▸ **Goal**
Set the listing down again exactly, please, apart from its pictures.
******
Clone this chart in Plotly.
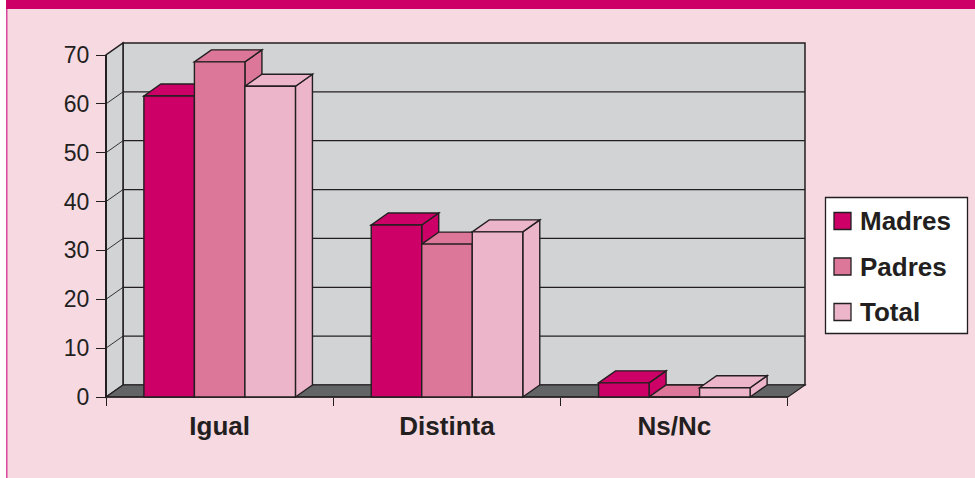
import plotly.graph_objects as go

categories = ["Igual", "Distinta", "Ns/Nc"]
series_names = ["Madres", "Padres", "Total"]
madres = [61.6, 35.2, 2.9]
padres = [68.6, 31.3, 0]
total = [63.6, 33.8, 1.9]
y_ticks = [0, 10, 20, 30, 40, 50, 60, 70]

W, H = 975, 478
INK = "#231F20"
WALL = "#D1D3D4"
FLOOR = "#636466"
COLORS = ["#CC0066", "#DD7799", "#EDB5C9"]
FONT = "Liberation Sans"

# pixel geometry of the frame
X0_PX, CAT_PX = 106, 227.33
Y0_PX, UNIT_PX = 397, 342 / 70
DX = 17 / CAT_PX
DY = 12 / UNIT_PX
N = len(categories)
YMAX = y_ticks[-1]
BAR_W = (2 / 3) / len(series_names)


def px(x):
    return x / W


def py(y):
    return 1 - y / H


def poly(points, fill, width=1.4, color=INK):
    path = "M" + " L".join(f"{a},{b}" for a, b in points) + " Z"
    return dict(type="path", path=path, xref="x", yref="y", fillcolor=fill,
                line=dict(color=color, width=width), layer="below")


def seg(x0, y0, x1, y1, width=1.2):
    return dict(type="line", x0=x0, y0=y0, x1=x1, y1=y1, xref="x", yref="y",
                line=dict(color=INK, width=width), layer="below")


def page_rect(x0, y0, x1, y1, fill, line=None, layer="below"):
    return dict(type="rect", xref="paper", yref="paper", x0=px(x0), x1=px(x1),
                y0=py(y0), y1=py(y1), fillcolor=fill, layer=layer,
                line=dict(color=line or fill, width=1.3 if line else 0))


shapes = [
    page_rect(6, 0, W, H, "#F6D9E1"),
    page_rect(6, 0, 7.5, H, "#D9489A"),
    page_rect(6, 0, W, 9, "#CC0066"),
]

# walls and floor
shapes.append(poly([(DX, DY), (N + DX, DY), (N + DX, YMAX + DY), (DX, YMAX + DY)], WALL, width=1.5))
shapes.append(poly([(0, 0), (DX, DY), (DX, YMAX + DY), (0, YMAX)], WALL, width=1.5))
shapes.append(poly([(0, 0), (N, 0), (N + DX, DY), (DX, DY)], FLOOR, width=1.1))
for v in y_ticks[1:-1]:
    shapes.append(seg(DX, v + DY, N + DX, v + DY, 1.2))
    shapes.append(seg(0, v, DX, v + DY, 0.9))
shapes.append(seg(0, 0, 0, YMAX, 2))
shapes.append(seg(0, 0, N, 0, 1.4))

# top and side faces of each bar, left to right
for i in range(N):
    for k, vals in enumerate([madres, padres, total]):
        v = vals[i]
        x_l = i + 0.5 - 1 / 3 + k * BAR_W
        x_r = x_l + BAR_W
        shapes.append(poly([(x_r, 0), (x_r + DX, DY), (x_r + DX, v + DY), (x_r, v)], COLORS[k]))
        shapes.append(poly([(x_l, v), (x_r, v), (x_r + DX, v + DY), (x_l + DX, v + DY)], COLORS[k]))

# legend
shapes.append(page_rect(825.5, 197.5, 967.5, 333.5, "#FFFFFF", line=INK, layer="above"))
legend_rows = [221, 266.5, 312]
annotations = []
for name, color, row in zip(series_names, COLORS, legend_rows):
    shapes.append(page_rect(834, row - 8.5, 851, row + 8.5, color, line=INK, layer="above"))
    annotations.append(dict(
        text=name, x=px(857.5), y=py(row), xref="paper", yref="paper", xanchor="left",
        yanchor="middle", showarrow=False,
        font=dict(family=FONT, size=26, color=INK, weight="bold"),
    ))

cat_pos = [i + 0.5 for i in range(N)]
fig = go.Figure()
for name, vals, color in zip(series_names, [madres, padres, total], COLORS):
    fig.add_bar(x=cat_pos, y=vals, name=name, showlegend=False,
                marker=dict(color=color, line=dict(color=INK, width=1.4)))

fig.update_layout(
    width=W, height=H, autosize=False,
    margin=dict(l=0, r=0, t=0, b=0, pad=0, autoexpand=False),
    paper_bgcolor="#FFFFFF", plot_bgcolor="rgba(0,0,0,0)",
    barmode="group", bargap=1 / 3, bargroupgap=0,
    shapes=shapes, annotations=annotations, showlegend=False,
    xaxis=dict(
        domain=[px(100), px(812)],
        range=[(100 - X0_PX) / CAT_PX, (812 - X0_PX) / CAT_PX],
        anchor="free", position=py(Y0_PX),
        tickmode="array", tickvals=cat_pos, ticktext=categories,
        ticks="outside", ticklen=6, tickcolor="rgba(0,0,0,0)",
        tickfont=dict(family=FONT, size=26, color=INK, weight="bold"),
        minor=dict(tickmode="array", tickvals=list(range(N + 1)), ticks="outside",
                   ticklen=8, tickcolor=INK, tickwidth=1, showgrid=False),
        showgrid=False, zeroline=False, showline=False, automargin=False,
    ),
    yaxis=dict(
        domain=[py(403), py(38)],
        range=[(Y0_PX - 403) / UNIT_PX, (Y0_PX - 38) / UNIT_PX],
        anchor="free", position=px(X0_PX),
        tickmode="array", tickvals=y_ticks,
        ticks="outside", ticklen=10, tickcolor=INK, tickwidth=1,
        ticklabelstandoff=2,
        tickfont=dict(family=FONT, size=23, color=INK),
        showgrid=False, zeroline=False, showline=False, automargin=False,
    ),
)

fig.write_html("out.html",
               config={"responsive": False, "displayModeBar": False},
               post_script="document.body.style.margin='0';")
******
▸ **Task output**
Clone this chart in Plotly.
import plotly.graph_objects as go

categories = ["Igual", "Distinta", "Ns/Nc"]
series_names = ["Madres", "Padres", "Total"]
madres = [61.6, 35.2, 2.9]
padres = [68.6, 31.3, 0]
total = [63.6, 33.8, 1.9]
y_ticks = [0, 10, 20, 30, 40, 50, 60, 70]

W, H = 975, 478
INK = "#231F20"
WALL = "#D1D3D4"
FLOOR = "#636466"
COLORS = ["#CC0066", "#DD7799", "#EDB5C9"]
FONT = "Liberation Sans"

# pixel geometry of the frame
X0_PX, CAT_PX = 106, 227.33
Y0_PX, UNIT_PX = 397, 342 / 70
DX = 17 / CAT_PX
DY = 12 / UNIT_PX
N = len(categories)
YMAX = y_ticks[-1]
BAR_W = (2 / 3) / len(series_names)


def px(x):
    return x / W


def py(y):
    return 1 - y / H


def poly(points, fill, width=1.4, color=INK):
    path = "M" + " L".join(f"{a},{b}" for a, b in points) + " Z"
    return dict(type="path", path=path, xref="x", yref="y", fillcolor=fill,
                line=dict(color=color, width=width), layer="below")


def seg(x0, y0, x1, y1, width=1.2):
    return dict(type="line", x0=x0, y0=y0, x1=x1, y1=y1, xref="x", yref="y",
                line=dict(color=INK, width=width), layer="below")


def page_rect(x0, y0, x1, y1, fill, line=None, layer="below"):
    return dict(type="rect", xref="paper", yref="paper", x0=px(x0), x1=px(x1),
                y0=py(y0), y1=py(y1), fillcolor=fill, layer=layer,
                line=dict(color=line or fill, width=1.3 if line else 0))


shapes = [
    page_rect(6, 0, W, H, "#F6D9E1"),
    page_rect(6, 0, 7.5, H, "#D9489A"),
    page_rect(6, 0, W, 9, "#CC0066"),
]

# walls and floor
shapes.append(poly([(DX, DY), (N + DX, DY), (N + DX, YMAX + DY), (DX, YMAX + DY)], WALL, width=1.5))
shapes.append(poly([(0, 0), (DX, DY), (DX, YMAX + DY), (0, YMAX)], WALL, width=1.5))
shapes.append(poly([(0, 0), (N, 0), (N + DX, DY), (DX, DY)], FLOOR, width=1.1))
for v in y_ticks[1:-1]:
    shapes.append(seg(DX, v + DY, N + DX, v + DY, 1.2))
    shapes.append(seg(0, v, DX, v + DY, 0.9))
shapes.append(seg(0, 0, 0, YMAX, 2))
shapes.append(seg(0, 0, N, 0, 1.4))

# top and side faces of each bar, left to right
for i in range(N):
    for k, vals in enumerate([madres, padres, total]):
        v = vals[i]
        x_l = i + 0.5 - 1 / 3 + k * BAR_W
        x_r = x_l + BAR_W
        shapes.append(poly([(x_r, 0), (x_r + DX, DY), (x_r + DX, v + DY), (x_r, v)], COLORS[k]))
        shapes.append(poly([(x_l, v), (x_r, v), (x_r + DX, v + DY), (x_l + DX, v + DY)], COLORS[k]))

# legend
shapes.append(page_rect(825.5, 197.5, 967.5, 333.5, "#FFFFFF", line=INK, layer="above"))
legend_rows = [221, 266.5, 312]
annotations = []
for name, color, row in zip(series_names, COLORS, legend_rows):
    shapes.append(page_rect(834, row - 8.5, 851, row + 8.5, color, line=INK, layer="above"))
    annotations.append(dict(
        text=name, x=px(857.5), y=py(row), xref="paper", yref="paper", xanchor="left",
        yanchor="middle", showarrow=False,
        font=dict(family=FONT, size=26, color=INK, weight="bold"),
    ))

cat_pos = [i + 0.5 for i in range(N)]
fig = go.Figure()
for name, vals, color in zip(series_names, [madres, padres, total], COLORS):
    fig.add_bar(x=cat_pos, y=vals, name=name, showlegend=False,
                marker=dict(color=color, line=dict(color=INK, width=1.4)))

fig.update_layout(
    width=W, height=H, autosize=False,
    margin=dict(l=0, r=0, t=0, b=0, pad=0, autoexpand=False),
    paper_bgcolor="#FFFFFF", plot_bgcolor="rgba(0,0,0,0)",
    barmode="group", bargap=1 / 3, bargroupgap=0,
    shapes=shapes, annotations=annotations, showlegend=False,
    xaxis=dict(
        domain=[px(100), px(812)],
        range=[(100 - X0_PX) / CAT_PX, (812 - X0_PX) / CAT_PX],
        anchor="free", position=py(Y0_PX),
        tickmode="array", tickvals=cat_pos, ticktext=categories,
        ticks="outside", ticklen=6, tickcolor="rgba(0,0,0,0)",
        tickfont=dict(family=FONT, size=26, color=INK, weight="bold"),
        minor=dict(tickmode="array", tickvals=list(range(N + 1)), ticks="outside",
                   ticklen=8, tickcolor=INK, tickwidth=1, showgrid=False),
        showgrid=False, zeroline=False, showline=False, automargin=False,
    ),
    yaxis=dict(
        domain=[py(403), py(38)],
        range=[(Y0_PX - 403) / UNIT_PX, (Y0_PX - 38) / UNIT_PX],
        anchor="free", position=px(X0_PX),
        tickmode="array", tickvals=y_ticks,
        ticks="outside", ticklen=10, tickcolor=INK, tickwidth=1,
        ticklabelstandoff=2,
        tickfont=dict(family=FONT, size=23, color=INK),
        showgrid=False, zeroline=False, showline=False, automargin=False,
    ),
)

fig.write_html("out.html",
               config={"responsive": False, "displayModeBar": False},
               post_script="document.body.style.margin='0';")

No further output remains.